**TASK PROMPT:** Find the word "this" in the material below and gather every line that contains it.

**MATERIAL SHOWN:**
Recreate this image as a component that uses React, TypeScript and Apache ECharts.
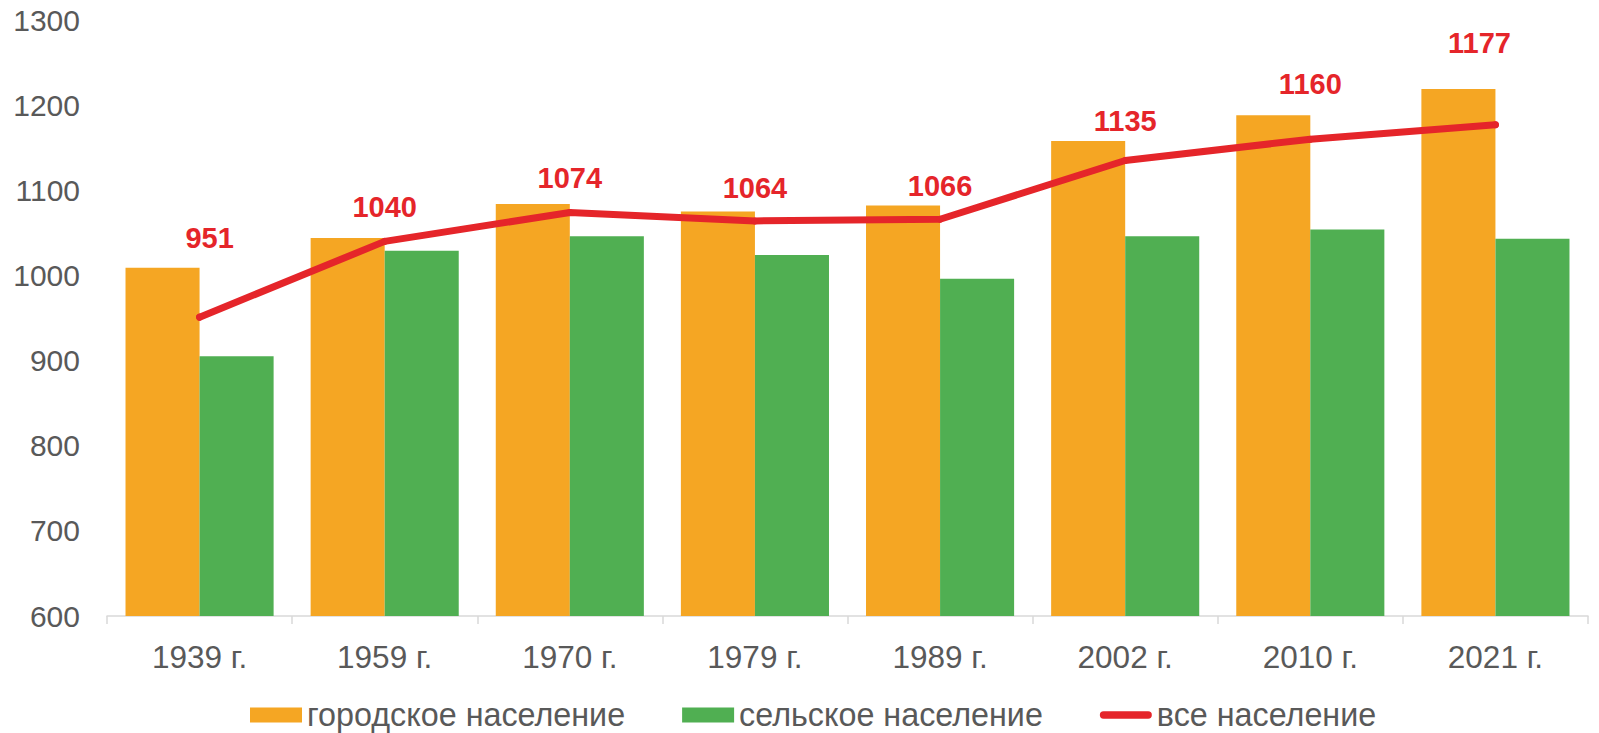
==
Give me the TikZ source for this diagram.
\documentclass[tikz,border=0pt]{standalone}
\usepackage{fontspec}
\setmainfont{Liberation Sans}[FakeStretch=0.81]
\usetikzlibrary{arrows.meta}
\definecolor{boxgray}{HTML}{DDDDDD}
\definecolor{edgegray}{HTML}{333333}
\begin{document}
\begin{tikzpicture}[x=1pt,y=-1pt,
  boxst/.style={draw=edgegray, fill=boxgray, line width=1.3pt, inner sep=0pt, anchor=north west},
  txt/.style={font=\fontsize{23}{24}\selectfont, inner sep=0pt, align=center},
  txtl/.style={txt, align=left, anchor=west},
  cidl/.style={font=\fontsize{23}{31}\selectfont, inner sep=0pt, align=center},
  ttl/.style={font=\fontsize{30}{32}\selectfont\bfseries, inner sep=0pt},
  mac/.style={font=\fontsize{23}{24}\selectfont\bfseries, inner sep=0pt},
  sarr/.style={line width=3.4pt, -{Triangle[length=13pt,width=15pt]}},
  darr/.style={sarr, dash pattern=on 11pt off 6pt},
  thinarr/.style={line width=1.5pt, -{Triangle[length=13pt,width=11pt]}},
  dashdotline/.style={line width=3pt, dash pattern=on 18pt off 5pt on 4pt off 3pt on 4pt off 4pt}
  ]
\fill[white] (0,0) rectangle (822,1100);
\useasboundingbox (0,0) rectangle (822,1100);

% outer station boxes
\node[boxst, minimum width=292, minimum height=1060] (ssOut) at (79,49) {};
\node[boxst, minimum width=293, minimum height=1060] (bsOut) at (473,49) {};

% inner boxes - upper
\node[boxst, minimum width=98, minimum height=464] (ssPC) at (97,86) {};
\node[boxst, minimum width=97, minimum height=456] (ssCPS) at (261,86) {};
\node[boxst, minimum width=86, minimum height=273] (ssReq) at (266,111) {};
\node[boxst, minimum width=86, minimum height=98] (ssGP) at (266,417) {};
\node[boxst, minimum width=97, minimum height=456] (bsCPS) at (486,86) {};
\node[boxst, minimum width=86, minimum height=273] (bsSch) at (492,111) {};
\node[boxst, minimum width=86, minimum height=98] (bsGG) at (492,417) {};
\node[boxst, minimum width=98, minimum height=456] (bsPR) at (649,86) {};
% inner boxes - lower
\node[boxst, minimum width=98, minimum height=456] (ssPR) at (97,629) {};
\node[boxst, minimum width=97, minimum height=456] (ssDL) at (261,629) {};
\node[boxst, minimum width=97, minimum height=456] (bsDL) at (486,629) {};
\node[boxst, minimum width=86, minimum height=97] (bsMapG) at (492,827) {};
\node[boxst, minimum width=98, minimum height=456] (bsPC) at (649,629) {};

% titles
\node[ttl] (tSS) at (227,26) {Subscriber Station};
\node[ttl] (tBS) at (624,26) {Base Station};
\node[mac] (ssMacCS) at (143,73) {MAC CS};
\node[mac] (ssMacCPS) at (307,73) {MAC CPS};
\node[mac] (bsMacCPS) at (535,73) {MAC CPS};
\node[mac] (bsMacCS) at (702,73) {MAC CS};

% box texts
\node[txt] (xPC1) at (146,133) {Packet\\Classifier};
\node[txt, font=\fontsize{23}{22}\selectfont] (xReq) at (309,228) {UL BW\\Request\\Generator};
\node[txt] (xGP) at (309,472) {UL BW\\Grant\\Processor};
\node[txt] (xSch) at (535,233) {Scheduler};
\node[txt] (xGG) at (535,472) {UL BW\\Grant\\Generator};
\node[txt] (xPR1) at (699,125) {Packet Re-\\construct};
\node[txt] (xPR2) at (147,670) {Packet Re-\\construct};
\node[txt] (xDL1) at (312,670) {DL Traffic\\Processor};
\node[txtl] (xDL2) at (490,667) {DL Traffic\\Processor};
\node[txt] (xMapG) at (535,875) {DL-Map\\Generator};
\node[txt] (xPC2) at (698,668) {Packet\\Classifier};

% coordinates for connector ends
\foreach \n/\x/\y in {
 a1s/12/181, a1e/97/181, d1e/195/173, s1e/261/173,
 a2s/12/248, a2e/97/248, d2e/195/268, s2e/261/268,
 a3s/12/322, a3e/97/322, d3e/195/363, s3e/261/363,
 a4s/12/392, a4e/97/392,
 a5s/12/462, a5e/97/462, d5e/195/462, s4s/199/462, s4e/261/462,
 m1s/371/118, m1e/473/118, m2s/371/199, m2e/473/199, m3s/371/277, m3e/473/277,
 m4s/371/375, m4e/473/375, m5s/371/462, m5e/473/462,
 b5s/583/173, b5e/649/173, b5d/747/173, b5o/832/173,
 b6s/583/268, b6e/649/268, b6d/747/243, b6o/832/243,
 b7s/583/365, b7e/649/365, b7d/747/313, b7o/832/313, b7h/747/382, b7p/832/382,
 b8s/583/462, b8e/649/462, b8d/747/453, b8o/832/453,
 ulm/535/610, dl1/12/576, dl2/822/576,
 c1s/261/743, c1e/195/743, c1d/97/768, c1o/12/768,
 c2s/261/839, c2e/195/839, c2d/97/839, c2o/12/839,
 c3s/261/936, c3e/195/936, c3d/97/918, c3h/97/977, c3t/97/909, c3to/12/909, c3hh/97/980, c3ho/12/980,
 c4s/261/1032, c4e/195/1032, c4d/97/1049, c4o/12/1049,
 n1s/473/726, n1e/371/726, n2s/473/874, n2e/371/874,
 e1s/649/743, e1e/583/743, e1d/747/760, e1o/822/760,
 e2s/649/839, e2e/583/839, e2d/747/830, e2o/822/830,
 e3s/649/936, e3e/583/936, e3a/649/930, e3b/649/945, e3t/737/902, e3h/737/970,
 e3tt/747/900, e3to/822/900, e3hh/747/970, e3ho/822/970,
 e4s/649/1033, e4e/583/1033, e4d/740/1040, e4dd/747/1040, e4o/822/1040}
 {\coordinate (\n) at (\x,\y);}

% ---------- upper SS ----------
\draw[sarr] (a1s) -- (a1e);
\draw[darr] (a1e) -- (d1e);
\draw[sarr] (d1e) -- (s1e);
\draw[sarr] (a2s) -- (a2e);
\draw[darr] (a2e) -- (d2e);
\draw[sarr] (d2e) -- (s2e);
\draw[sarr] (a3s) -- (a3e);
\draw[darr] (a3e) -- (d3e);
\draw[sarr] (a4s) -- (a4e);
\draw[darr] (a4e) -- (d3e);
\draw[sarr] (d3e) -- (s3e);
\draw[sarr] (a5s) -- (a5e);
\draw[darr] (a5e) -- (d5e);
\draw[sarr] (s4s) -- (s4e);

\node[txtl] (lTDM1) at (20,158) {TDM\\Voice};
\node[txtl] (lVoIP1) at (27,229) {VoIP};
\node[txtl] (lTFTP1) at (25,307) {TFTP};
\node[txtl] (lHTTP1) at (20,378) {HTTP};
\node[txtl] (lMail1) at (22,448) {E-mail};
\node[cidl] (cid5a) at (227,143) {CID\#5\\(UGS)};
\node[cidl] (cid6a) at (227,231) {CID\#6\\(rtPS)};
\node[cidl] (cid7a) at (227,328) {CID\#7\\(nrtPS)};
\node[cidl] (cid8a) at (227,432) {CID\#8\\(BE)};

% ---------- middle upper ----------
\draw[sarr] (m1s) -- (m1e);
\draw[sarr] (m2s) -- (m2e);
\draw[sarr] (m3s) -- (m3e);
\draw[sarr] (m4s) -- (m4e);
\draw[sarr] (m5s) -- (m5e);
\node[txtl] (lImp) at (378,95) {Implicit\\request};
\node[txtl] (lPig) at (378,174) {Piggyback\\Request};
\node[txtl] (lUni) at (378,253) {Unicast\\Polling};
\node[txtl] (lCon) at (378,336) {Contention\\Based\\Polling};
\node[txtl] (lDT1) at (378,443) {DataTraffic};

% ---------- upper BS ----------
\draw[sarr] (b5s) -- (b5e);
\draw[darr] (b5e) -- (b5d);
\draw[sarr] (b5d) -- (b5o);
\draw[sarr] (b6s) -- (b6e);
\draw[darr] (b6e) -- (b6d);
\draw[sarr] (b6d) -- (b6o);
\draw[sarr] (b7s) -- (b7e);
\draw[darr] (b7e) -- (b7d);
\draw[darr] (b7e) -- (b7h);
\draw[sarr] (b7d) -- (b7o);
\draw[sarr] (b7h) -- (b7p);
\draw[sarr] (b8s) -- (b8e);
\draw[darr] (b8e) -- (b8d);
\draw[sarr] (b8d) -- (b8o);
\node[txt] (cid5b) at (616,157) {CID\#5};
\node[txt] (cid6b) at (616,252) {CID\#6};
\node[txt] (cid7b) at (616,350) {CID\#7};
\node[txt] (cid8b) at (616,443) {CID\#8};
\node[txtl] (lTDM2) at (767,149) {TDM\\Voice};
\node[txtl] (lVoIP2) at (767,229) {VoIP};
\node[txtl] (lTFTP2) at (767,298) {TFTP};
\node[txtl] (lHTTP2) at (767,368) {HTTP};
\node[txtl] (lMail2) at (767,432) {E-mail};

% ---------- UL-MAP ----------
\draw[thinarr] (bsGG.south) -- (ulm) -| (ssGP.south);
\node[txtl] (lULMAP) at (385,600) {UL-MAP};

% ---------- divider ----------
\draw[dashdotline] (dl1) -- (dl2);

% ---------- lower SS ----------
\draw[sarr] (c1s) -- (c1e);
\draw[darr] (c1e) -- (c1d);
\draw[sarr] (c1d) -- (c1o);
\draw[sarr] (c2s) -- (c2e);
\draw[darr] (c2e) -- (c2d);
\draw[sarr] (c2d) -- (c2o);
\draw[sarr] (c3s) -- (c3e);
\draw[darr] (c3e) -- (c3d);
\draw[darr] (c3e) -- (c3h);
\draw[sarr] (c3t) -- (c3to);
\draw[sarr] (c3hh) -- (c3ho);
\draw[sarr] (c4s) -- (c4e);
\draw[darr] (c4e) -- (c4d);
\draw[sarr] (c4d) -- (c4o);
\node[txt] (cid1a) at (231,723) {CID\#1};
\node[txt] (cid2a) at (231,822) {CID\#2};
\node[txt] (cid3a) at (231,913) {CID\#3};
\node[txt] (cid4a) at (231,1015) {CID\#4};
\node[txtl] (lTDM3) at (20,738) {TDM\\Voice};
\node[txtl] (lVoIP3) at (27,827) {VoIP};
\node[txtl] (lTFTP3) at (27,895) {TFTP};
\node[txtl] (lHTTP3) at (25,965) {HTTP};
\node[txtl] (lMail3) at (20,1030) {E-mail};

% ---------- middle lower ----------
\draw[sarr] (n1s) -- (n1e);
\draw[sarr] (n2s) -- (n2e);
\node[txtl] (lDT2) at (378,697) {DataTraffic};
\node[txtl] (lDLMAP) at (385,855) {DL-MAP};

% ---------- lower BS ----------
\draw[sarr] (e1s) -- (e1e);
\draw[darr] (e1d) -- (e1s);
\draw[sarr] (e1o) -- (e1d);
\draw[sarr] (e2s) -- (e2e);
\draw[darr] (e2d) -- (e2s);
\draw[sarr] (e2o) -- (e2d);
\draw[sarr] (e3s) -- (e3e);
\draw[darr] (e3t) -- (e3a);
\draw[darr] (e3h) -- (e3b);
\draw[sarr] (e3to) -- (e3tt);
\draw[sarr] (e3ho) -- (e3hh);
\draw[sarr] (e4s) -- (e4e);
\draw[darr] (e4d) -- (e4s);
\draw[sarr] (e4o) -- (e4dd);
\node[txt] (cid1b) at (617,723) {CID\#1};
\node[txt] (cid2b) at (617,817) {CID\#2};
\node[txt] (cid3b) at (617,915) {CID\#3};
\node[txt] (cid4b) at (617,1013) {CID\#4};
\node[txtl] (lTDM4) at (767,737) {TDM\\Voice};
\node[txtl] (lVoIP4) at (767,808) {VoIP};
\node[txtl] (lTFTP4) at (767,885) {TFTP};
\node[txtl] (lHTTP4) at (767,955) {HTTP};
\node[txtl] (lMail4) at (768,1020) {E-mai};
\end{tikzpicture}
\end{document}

**REPLY TO THE TASK:**
Recreate this image as a component that uses React, TypeScript and Apache ECharts.
Give me the TikZ source for this diagram.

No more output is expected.